THE REQUEST:
Without the pictures, extract every line from the start of the material to the line containing "(pva) at (231,192)", both ends included.
* * * * * * * * *
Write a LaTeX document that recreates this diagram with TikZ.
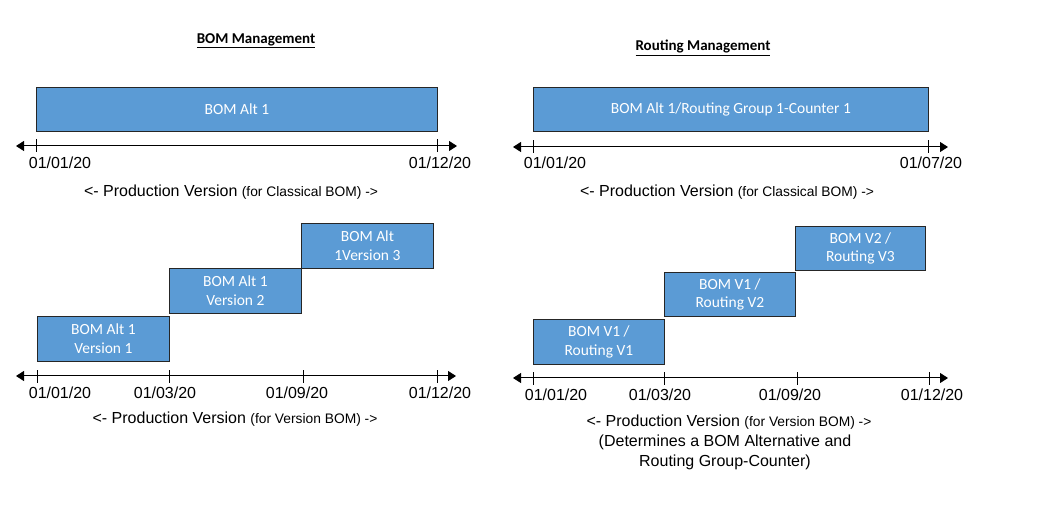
\documentclass[tikz,border=0pt]{standalone}
\usepackage{fontspec}
\setmainfont{Liberation Sans}
\newfontfamily\calib{Carlito}
\usetikzlibrary{arrows.meta}
\definecolor{boxblue}{HTML}{5B9BD5}
\begin{document}
\begin{tikzpicture}[x=1pt,y=-1pt,
  bar/.style={draw=black!85,line width=0.8pt,fill=boxblue,text=white,inner sep=0pt,anchor=north west,align=center,font=\calib\fontsize{15.5}{18.5}\selectfont},
  axis/.style={draw=black,line width=1pt,{Triangle[length=8pt,width=10pt]}-{Triangle[length=8pt,width=10pt]}},
  tick/.style={draw=black,line width=0.8pt},
  datelbl/.style={font=\fontsize{16}{18}\selectfont,inner sep=0pt},
  title/.style={font=\calib\bfseries\fontsize{15}{18}\selectfont,inner sep=0pt},
  pv/.style={font=\fontsize{16}{19.5}\selectfont,inner sep=0pt,align=center}
]
\useasboundingbox (0,0) rectangle (1039,510);
\newcommand{\smallpart}[1]{{\fontsize{13.8}{16}\selectfont #1}}

% ---------- titles
\node[title] (t1) at (256,41) {\underline{BOM Management}};
\node[title] (t2) at (703,48) {\underline{Routing Management}};

% ---------- top left
\node[bar,minimum width=401pt,minimum height=44pt] (a1) at (36,87) {BOM Alt 1};
\coordinate (al) at (16,146);
\coordinate (ar) at (457,146);
\draw[axis] (al) -- (ar);
\coordinate (ta) at (36,146);
\coordinate (tb) at (437,146);
\foreach \c in {ta,tb} \draw[tick] ([yshift=-6pt]\c) -- ([yshift=7pt]\c);
\node[datelbl] (da) at (60,163) {01/01/20};
\node[datelbl] (db) at (440,163) {01/12/20};
\node[pv] (pva) at (231,192) {<- Production Version \smallpart{(for Classical BOM) ->}};

% ---------- top right
\node[bar,minimum width=395pt,minimum height=44pt] (r1) at (533,87) {BOM Alt 1/Routing Group 1-Counter 1};
\coordinate (rl) at (513,147);
\coordinate (rr) at (948,147);
\draw[axis] (rl) -- (rr);
\coordinate (tc) at (533,147);
\coordinate (td) at (928,147);
\foreach \c in {tc,td} \draw[tick] ([yshift=-6pt]\c) -- ([yshift=7pt]\c);
\node[datelbl] (dc) at (555,163) {01/01/20};
\node[datelbl] (dd) at (931,163) {01/07/20};
\node[pv] (pvb) at (727,192) {<- Production Version \smallpart{(for Classical BOM) ->}};

% ---------- bottom left
\node[bar,minimum width=132pt,minimum height=45pt] (v1) at (37,316) {BOM Alt 1\\Version 1};
\node[bar,minimum width=132pt,minimum height=45pt] (v2) at (169,268) {BOM Alt 1\\Version 2};
\node[bar,minimum width=132pt,minimum height=45pt] (v3) at (301,223) {BOM Alt\\1Version 3};
\coordinate (bl) at (16,376);
\coordinate (br) at (456,376);
\draw[axis] (bl) -- (br);
\coordinate (te) at (37,376);
\coordinate (tf) at (169,376);
\coordinate (tg) at (303,376);
\coordinate (th) at (437,376);
\foreach \c in {te,tf,tg,th} \draw[tick] ([yshift=-7pt]\c) -- ([yshift=6pt]\c);
\node[datelbl] (de) at (60,393) {01/01/20};
\node[datelbl] (df) at (165,393) {01/03/20};
\node[datelbl] (dg) at (297,393) {01/09/20};
\node[datelbl] (dh) at (440,393) {01/12/20};
\node[pv] (pvc) at (235,419) {<- Production Version \smallpart{(for Version BOM) ->}};

% ---------- bottom right
\node[bar,minimum width=131pt,minimum height=45pt] (w1) at (533,319) {BOM V1 /\\Routing V1};
\node[bar,minimum width=131pt,minimum height=44pt] (w2) at (664,272) {BOM V1 /\\Routing V2};
\node[bar,minimum width=130pt,minimum height=44pt] (w3) at (795,226) {BOM V2 /\\Routing V3};
\coordinate (cl) at (513,378);
\coordinate (cr) at (948,378);
\draw[axis] (cl) -- (cr);
\coordinate (ti) at (533,378);
\coordinate (tj) at (664,378);
\coordinate (tk) at (797,378);
\coordinate (tl) at (929,378);
\foreach \c in {ti,tj,tk,tl} \draw[tick] ([yshift=-7pt]\c) -- ([yshift=6pt]\c);
\node[datelbl] (di) at (556,395) {01/01/20};
\node[datelbl] (dj) at (660,395) {01/03/20};
\node[datelbl] (dk) at (790,395) {01/09/20};
\node[datelbl] (dl) at (932,395) {01/12/20};
\node[pv] (pvd) at (729,422) {<- Production Version \smallpart{(for Version BOM) ->}};
\node[pv] (det) at (725,452.5) {(Determines a BOM Alternative and\\Routing Group-Counter)};
\end{tikzpicture}
\end{document}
* * * * * * * * *
RESULT OF THIS EXERCISE:
Write a LaTeX document that recreates this diagram with TikZ.
\documentclass[tikz,border=0pt]{standalone}
\usepackage{fontspec}
\setmainfont{Liberation Sans}
\newfontfamily\calib{Carlito}
\usetikzlibrary{arrows.meta}
\definecolor{boxblue}{HTML}{5B9BD5}
\begin{document}
\begin{tikzpicture}[x=1pt,y=-1pt,
  bar/.style={draw=black!85,line width=0.8pt,fill=boxblue,text=white,inner sep=0pt,anchor=north west,align=center,font=\calib\fontsize{15.5}{18.5}\selectfont},
  axis/.style={draw=black,line width=1pt,{Triangle[length=8pt,width=10pt]}-{Triangle[length=8pt,width=10pt]}},
  tick/.style={draw=black,line width=0.8pt},
  datelbl/.style={font=\fontsize{16}{18}\selectfont,inner sep=0pt},
  title/.style={font=\calib\bfseries\fontsize{15}{18}\selectfont,inner sep=0pt},
  pv/.style={font=\fontsize{16}{19.5}\selectfont,inner sep=0pt,align=center}
]
\useasboundingbox (0,0) rectangle (1039,510);
\newcommand{\smallpart}[1]{{\fontsize{13.8}{16}\selectfont #1}}

% ---------- titles
\node[title] (t1) at (256,41) {\underline{BOM Management}};
\node[title] (t2) at (703,48) {\underline{Routing Management}};

% ---------- top left
\node[bar,minimum width=401pt,minimum height=44pt] (a1) at (36,87) {BOM Alt 1};
\coordinate (al) at (16,146);
\coordinate (ar) at (457,146);
\draw[axis] (al) -- (ar);
\coordinate (ta) at (36,146);
\coordinate (tb) at (437,146);
\foreach \c in {ta,tb} \draw[tick] ([yshift=-6pt]\c) -- ([yshift=7pt]\c);
\node[datelbl] (da) at (60,163) {01/01/20};
\node[datelbl] (db) at (440,163) {01/12/20};
\node[pv] (pva) at (231,192) {<- Production Version \smallpart{(for Classical BOM) ->}};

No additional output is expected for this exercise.